The earlier portion of this research is dedicated to a description of the SNAP and other nutrition assistance programs. The chapter three addresses SNAP participation rates of birth cohorts over time with particular emphasis on age and cohort effects in order to better understand low SNAP participation among eligible elderly people. Using data drawn from the Current Population Survey March Supplements from 1980 to 2010, cohort participation rates were calculated and, thereby, decomposed by age, cohort and period effects. Controlling for cohort and period effects, the estimates of age effects indicate that aging is negatively associated with SNAP participation. Moreover, holding age constant, younger generations are less likely to depend on the SNAP than their parents. Combined with negative age effects, the estimated cohort effects imply that low participation of today's elderly people is attributable to the age effects rather than generational differences in SNAP participation. Since younger generations have lower propensities to participate in the SNAP, participation rates may decrease further from the current level. However, the demand for SNAP benefits among the elderly still remains unclear because of the growing elderly population.

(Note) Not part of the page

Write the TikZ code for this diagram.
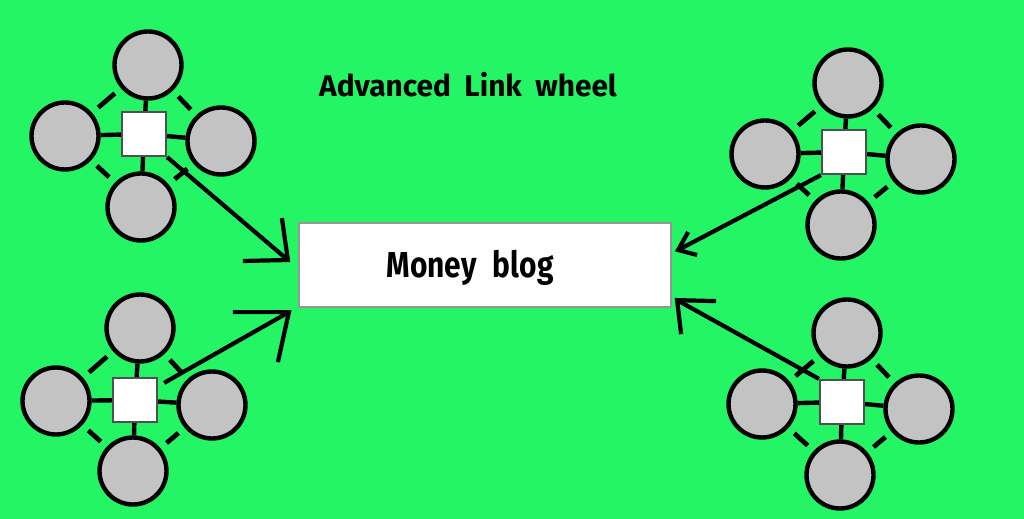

In chapter four, transitions into and out of the SNAP were examined with particular focus on the macroeconomic impact differing by age. Provided that labor market conditions differentially affect the employment opportunities across age groups, this research aims to answer what would happen to age differences in SNAP participation if an economic downturn occurs. This study estimates the probability of entry into the SNAP and continuation of SNAP participation. Probit models were estimated using the Survey of Income and Program Participation (SIPP) 2004 panel. The estimation results indicate that older people are less likely to move into the SNAP but more likely to stay longer on the SNAP than younger people. Entry into the SNAP and continuation of SNAP participation increases during recessions and, conversely, they decrease during economic booms. Furthermore, the economic downturn leads to a different impact on entry and continuation of SNAP participation across age groups. The estimates indicate that people aged 20 to 39 increase the probability of entry at a higher rate compared to older people when the unemployment rate increases. On the contrary, people aged 40 to 59 extend their SNAP receipt at a higher rate in response to economic recessions than people aged 20 to 39.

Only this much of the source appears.